Il ne se moquera pas de nos problèmes et inquiétudes les plus concrets, ceux qui nous empêchent de vivre, non. Il va recentrer la question, retourner le problème et nous faire voir, nous faire comprendre que dans ces impasses de l’existence, en l’occurrence cette interpellation pour départager un héritage, il y a une respiration possible, il y a un recul vital à prendre, un horizon à ne jamais perdre ou bien à retrouver si jamais il a été un jour perdu de vue.

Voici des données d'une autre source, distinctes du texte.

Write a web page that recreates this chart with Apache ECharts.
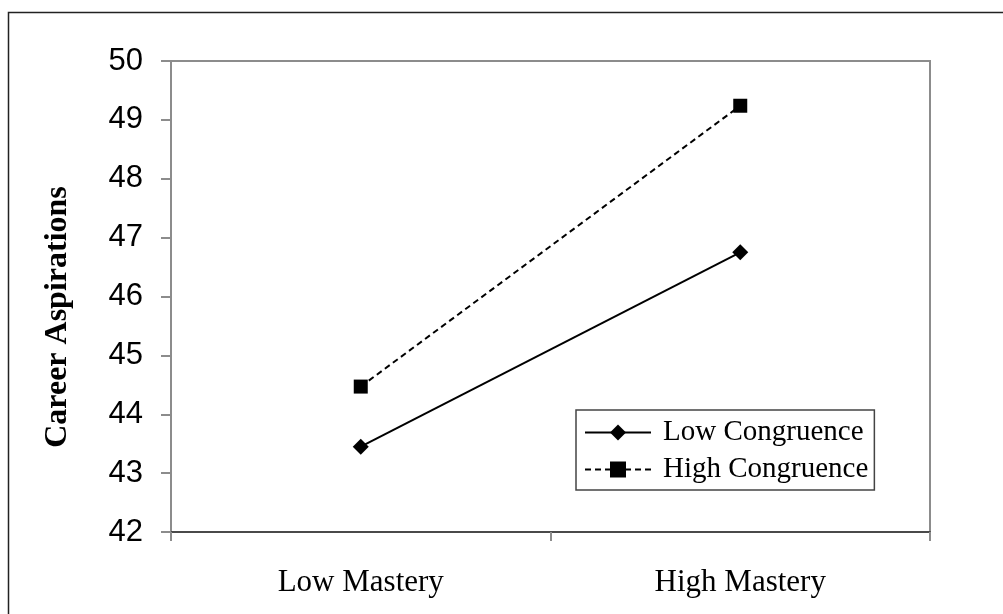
<!DOCTYPE html>
<html>
<head>
<meta charset="utf-8">
<script src="https://cdn.jsdelivr.net/npm/echarts@6/dist/echarts.min.js"></script>
<style>
  html, body { margin: 0; padding: 0; background: #fff; }
  #chart { width: 1003px; height: 614px; }
</style>
</head>
<body>
<div id="chart"></div>
<script>
// Mastery conditions on the x axis
const categories = ['Low Mastery', 'High Mastery'];
// Mean career aspirations for each congruence group
const lowCongruence = [43.45, 46.75];
const highCongruence = [44.47, 49.24];
const seriesNames = ['Low Congruence', 'High Congruence'];
const yTitle = 'Career Aspirations';

const serif = '"Liberation Serif", "Times New Roman", serif';
const sans = '"Liberation Sans", Arial, sans-serif';

const chart = echarts.init(document.getElementById('chart'), null, { renderer: 'canvas' });

chart.setOption({
  animation: false,
  backgroundColor: '#fff',
  graphic: [
    {
      type: 'rect',
      shape: { x: 8.5, y: 12.5, width: 1100, height: 700 },
      style: { fill: 'none', stroke: '#222', lineWidth: 1.5 },
      silent: true,
      z: -1
    },
    {
      type: 'text',
      x: 58,
      y: 317,
      rotation: Math.PI / 2,
      style: {
        text: yTitle,
        font: 'bold 32px ' + serif,
        fill: '#000',
        textAlign: 'center',
        textVerticalAlign: 'middle'
      }
    }
  ],
  grid: {
    left: 171, top: 61, right: 73, bottom: 82,
    show: true,
    borderColor: '#8c8c8c',
    borderWidth: 2,
    backgroundColor: 'transparent'
  },
  legend: {
    orient: 'vertical',
    left: 576,
    top: 410,
    data: seriesNames,
    itemWidth: 66,
    itemHeight: 20,
    itemGap: 8,
    padding: [8, 6, 6, 8],
    backgroundColor: '#fff',
    borderColor: '#444',
    borderWidth: 1.5,
    borderRadius: 0,
    textStyle: { fontFamily: serif, fontSize: 29, color: '#000', padding: [0, 0, 0, 7] }
  },
  xAxis: {
    type: 'category',
    data: categories,
    boundaryGap: true,
    axisLine: { lineStyle: { color: '#4a4a4a', width: 2 } },
    axisTick: { show: true, length: 9, inside: false, alignWithLabel: false, lineStyle: { color: '#8c8c8c', width: 2 } },
    axisLabel: { fontFamily: serif, fontSize: 31, color: '#000', margin: 35 },
    splitLine: { show: false }
  },
  yAxis: {
    type: 'value',
    min: 42,
    max: 50,
    interval: 1,
    axisLine: { show: true, lineStyle: { color: '#8c8c8c', width: 2 } },
    axisTick: { show: true, length: 10, lineStyle: { color: '#8c8c8c', width: 2 } },
    axisLabel: { fontFamily: sans, fontSize: 31, color: '#000', margin: 28 },
    splitLine: { show: false }
  },
  series: [
    {
      name: seriesNames[0],
      type: 'line',
      data: lowCongruence,
      symbol: 'diamond',
      symbolSize: 16,
      lineStyle: { color: '#000', width: 2, type: 'solid' },
      itemStyle: { color: '#000' }
    },
    {
      name: seriesNames[1],
      type: 'line',
      data: highCongruence,
      symbol: 'rect',
      symbolSize: 14,
      lineStyle: { color: '#000', width: 2, type: [6, 4] },
      itemStyle: { color: '#000' }
    }
  ]
});
</script>
</body>
</html>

En ce dimanche des récoltes regardons à cet homme qui déjà riche, c’est ainsi qu’il est présenté, désirait amasser encore plus de biens et construisait dans son désert une prison dorée ne plus avoir à jamais avoir affaire à l’autre. Quel héritage aurait il pu donc laisser ? Cette parabole a tourné à l’absurde une vie que nous pourrions secrètement désirer mais qui n’a en fait rien de désirable, c’est une vie qui laisserait le dernier mot à nos inquiétudes et angoisses, celles qui nous coupent du monde et qui érigent des murs dans nos existences propres sous couvert de nous garantir confort et repos pour l’éternité, ces conforts et repos éternels qui furent les dieux du riche de la parabole, qui furent les murs de marbre d’un caveau doré que le riche hâta par son enrichissement démesuré, la vie que Dieu nous avait donné n’était pas faite pour ça. La vie que Dieu nous donnait n’était pas faite pour l’emmurer vivante. C’est pourquoi Dieu la retira.

Alors mon frère, ma sœur, faisons mémoire de ce récit en ce culte des récoltes, et que les fruits de ce jour soient autant de passerelles pour la rencontre et le service du prochain, à l’image de ce repas que nous allons bientôt partager, Jésus parmi nous. Que notre labeur quotidien soit autant de services et de gestes de paix pour notre humanité. Que nous nous gardions d’ériger en cette vie des tombes par nos biens et que nous rendions sans cesse grâce à Dieu pour les dons que lui même nous offre, en vue de son royaume et de la vie éternelle en partage, Amen.